Given request:
Transcribe the listing in full, excluding any pictures.

::::

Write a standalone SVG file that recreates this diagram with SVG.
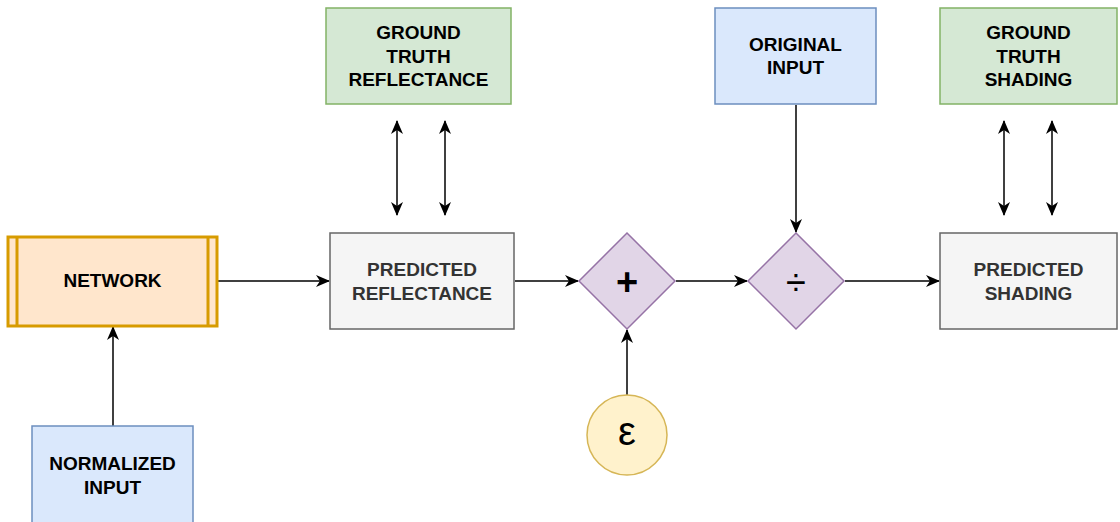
<svg xmlns="http://www.w3.org/2000/svg" width="1120" height="522" viewBox="0 0 1120 522">
  <defs>
    <marker id="arrow" viewBox="0 0 14 12" markerWidth="14" markerHeight="12" refX="13" refY="6" orient="auto-start-reverse" markerUnits="userSpaceOnUse">
      <path d="M0,0 L14,6 L0,12 L4,6 Z" fill="#000"/>
    </marker>
  </defs>
  <style>
    text { font-family: "Liberation Sans", Arial, sans-serif; font-weight: bold; font-size: 19px; text-anchor: middle; fill: #000; }
    .pred text { fill: #333; }
    .edge { stroke: #000; stroke-width: 1.5; fill: none; }
    .blue { fill: #dae8fc; stroke: #6c8ebf; stroke-width: 1.5; }
    .green { fill: #d5e8d4; stroke: #82b366; stroke-width: 1.5; }
    .grey { fill: #f5f5f5; stroke: #666666; stroke-width: 1.5; }
    .op { fill: #e1d5e7; stroke: #9673a6; stroke-width: 1.5; }
    .eps { fill: #fff2cc; stroke: #d6b656; stroke-width: 1.5; }
    .net { fill: #ffe6cc; stroke: #d79b00; stroke-width: 3; }
  </style>

  <g id="connectors">
    <line class="edge" x1="113" y1="426" x2="113" y2="327" marker-end="url(#arrow)"/>
    <line class="edge" x1="218" y1="281" x2="329" y2="281" marker-end="url(#arrow)"/>
    <line class="edge" x1="515" y1="281" x2="578" y2="281" marker-end="url(#arrow)"/>
    <line class="edge" x1="676" y1="281" x2="747" y2="281" marker-end="url(#arrow)"/>
    <line class="edge" x1="845" y1="281" x2="939" y2="281" marker-end="url(#arrow)"/>
    <line class="edge" x1="627" y1="395" x2="627" y2="330" marker-end="url(#arrow)"/>
    <line class="edge" x1="796" y1="105" x2="796" y2="232" marker-end="url(#arrow)"/>
    <line class="edge" x1="397" y1="121" x2="397" y2="215" marker-start="url(#arrow)" marker-end="url(#arrow)"/>
    <line class="edge" x1="445" y1="121" x2="445" y2="215" marker-start="url(#arrow)" marker-end="url(#arrow)"/>
    <line class="edge" x1="1004" y1="121" x2="1004" y2="215" marker-start="url(#arrow)" marker-end="url(#arrow)"/>
    <line class="edge" x1="1052" y1="121" x2="1052" y2="215" marker-start="url(#arrow)" marker-end="url(#arrow)"/>
  </g>

  <g id="network">
    <rect class="net" x="8" y="237" width="209" height="89"/>
    <line class="net" x1="17" y1="237" x2="17" y2="326"/>
    <line class="net" x1="208" y1="237" x2="208" y2="326"/>
    <text x="112.5" y="287">NETWORK</text>
  </g>

  <g id="normalized-input">
    <rect class="blue" x="32" y="426" width="161" height="100"/>
    <text x="112.5" y="470">NORMALIZED</text>
    <text x="112.5" y="493.5">INPUT</text>
  </g>

  <g id="predicted-reflectance" class="pred">
    <rect class="grey" x="330" y="233" width="184" height="96"/>
    <text x="422" y="276">PREDICTED</text>
    <text x="422" y="300">REFLECTANCE</text>
  </g>

  <g id="ground-truth-reflectance">
    <rect class="green" x="326" y="8" width="185" height="96"/>
    <text x="418.5" y="39">GROUND</text>
    <text x="418.5" y="62.5">TRUTH</text>
    <text x="418.5" y="86">REFLECTANCE</text>
  </g>

  <g id="add">
    <polygon class="op" points="627,233 675,281 627,329 579,281"/>
    <text x="627" y="295" style="font-size:38px">+</text>
  </g>

  <g id="epsilon">
    <circle class="eps" cx="627" cy="435" r="40"/>
    <text x="627" y="445" style="font-size:40px;font-weight:normal">ε</text>
  </g>

  <g id="original-input">
    <rect class="blue" x="715" y="8" width="161" height="96"/>
    <text x="795.5" y="50.5">ORIGINAL</text>
    <text x="795.5" y="74">INPUT</text>
  </g>

  <g id="divide">
    <polygon class="op" points="796,233 844,281 796,329 748,281"/>
    <text x="796" y="295" style="font-size:36px;font-weight:normal">÷</text>
  </g>

  <g id="ground-truth-shading">
    <rect class="green" x="940" y="8" width="177" height="96"/>
    <text x="1028.5" y="39">GROUND</text>
    <text x="1028.5" y="62.5">TRUTH</text>
    <text x="1028.5" y="86">SHADING</text>
  </g>

  <g id="predicted-shading" class="pred">
    <rect class="grey" x="940" y="233" width="177" height="96"/>
    <text x="1028.5" y="276">PREDICTED</text>
    <text x="1028.5" y="300">SHADING</text>
  </g>
</svg>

::::

Exercise result:
Write a standalone SVG file that recreates this diagram with SVG.
<svg xmlns="http://www.w3.org/2000/svg" width="1120" height="522" viewBox="0 0 1120 522">
  <defs>
    <marker id="arrow" viewBox="0 0 14 12" markerWidth="14" markerHeight="12" refX="13" refY="6" orient="auto-start-reverse" markerUnits="userSpaceOnUse">
      <path d="M0,0 L14,6 L0,12 L4,6 Z" fill="#000"/>
    </marker>
  </defs>
  <style>
    text { font-family: "Liberation Sans", Arial, sans-serif; font-weight: bold; font-size: 19px; text-anchor: middle; fill: #000; }
    .pred text { fill: #333; }
    .edge { stroke: #000; stroke-width: 1.5; fill: none; }
    .blue { fill: #dae8fc; stroke: #6c8ebf; stroke-width: 1.5; }
    .green { fill: #d5e8d4; stroke: #82b366; stroke-width: 1.5; }
    .grey { fill: #f5f5f5; stroke: #666666; stroke-width: 1.5; }
    .op { fill: #e1d5e7; stroke: #9673a6; stroke-width: 1.5; }
    .eps { fill: #fff2cc; stroke: #d6b656; stroke-width: 1.5; }
    .net { fill: #ffe6cc; stroke: #d79b00; stroke-width: 3; }
  </style>

  <g id="connectors">
    <line class="edge" x1="113" y1="426" x2="113" y2="327" marker-end="url(#arrow)"/>
    <line class="edge" x1="218" y1="281" x2="329" y2="281" marker-end="url(#arrow)"/>
    <line class="edge" x1="515" y1="281" x2="578" y2="281" marker-end="url(#arrow)"/>
    <line class="edge" x1="676" y1="281" x2="747" y2="281" marker-end="url(#arrow)"/>
    <line class="edge" x1="845" y1="281" x2="939" y2="281" marker-end="url(#arrow)"/>
    <line class="edge" x1="627" y1="395" x2="627" y2="330" marker-end="url(#arrow)"/>
    <line class="edge" x1="796" y1="105" x2="796" y2="232" marker-end="url(#arrow)"/>
    <line class="edge" x1="397" y1="121" x2="397" y2="215" marker-start="url(#arrow)" marker-end="url(#arrow)"/>
    <line class="edge" x1="445" y1="121" x2="445" y2="215" marker-start="url(#arrow)" marker-end="url(#arrow)"/>
    <line class="edge" x1="1004" y1="121" x2="1004" y2="215" marker-start="url(#arrow)" marker-end="url(#arrow)"/>
    <line class="edge" x1="1052" y1="121" x2="1052" y2="215" marker-start="url(#arrow)" marker-end="url(#arrow)"/>
  </g>

  <g id="network">
    <rect class="net" x="8" y="237" width="209" height="89"/>
    <line class="net" x1="17" y1="237" x2="17" y2="326"/>
    <line class="net" x1="208" y1="237" x2="208" y2="326"/>
    <text x="112.5" y="287">NETWORK</text>
  </g>

  <g id="normalized-input">
    <rect class="blue" x="32" y="426" width="161" height="100"/>
    <text x="112.5" y="470">NORMALIZED</text>
    <text x="112.5" y="493.5">INPUT</text>
  </g>

  <g id="predicted-reflectance" class="pred">
    <rect class="grey" x="330" y="233" width="184" height="96"/>
    <text x="422" y="276">PREDICTED</text>
    <text x="422" y="300">REFLECTANCE</text>
  </g>

  <g id="ground-truth-reflectance">
    <rect class="green" x="326" y="8" width="185" height="96"/>
    <text x="418.5" y="39">GROUND</text>
    <text x="418.5" y="62.5">TRUTH</text>
    <text x="418.5" y="86">REFLECTANCE</text>
  </g>

  <g id="add">
    <polygon class="op" points="627,233 675,281 627,329 579,281"/>
    <text x="627" y="295" style="font-size:38px">+</text>
  </g>

  <g id="epsilon">
    <circle class="eps" cx="627" cy="435" r="40"/>
    <text x="627" y="445" style="font-size:40px;font-weight:normal">ε</text>
  </g>

  <g id="original-input">
    <rect class="blue" x="715" y="8" width="161" height="96"/>
    <text x="795.5" y="50.5">ORIGINAL</text>
    <text x="795.5" y="74">INPUT</text>
  </g>

  <g id="divide">
    <polygon class="op" points="796,233 844,281 796,329 748,281"/>
    <text x="796" y="295" style="font-size:36px;font-weight:normal">÷</text>
  </g>

  <g id="ground-truth-shading">
    <rect class="green" x="940" y="8" width="177" height="96"/>
    <text x="1028.5" y="39">GROUND</text>
    <text x="1028.5" y="62.5">TRUTH</text>
    <text x="1028.5" y="86">SHADING</text>
  </g>

  <g id="predicted-shading" class="pred">
    <rect class="grey" x="940" y="233" width="177" height="96"/>
    <text x="1028.5" y="276">PREDICTED</text>
    <text x="1028.5" y="300">SHADING</text>
  </g>
</svg>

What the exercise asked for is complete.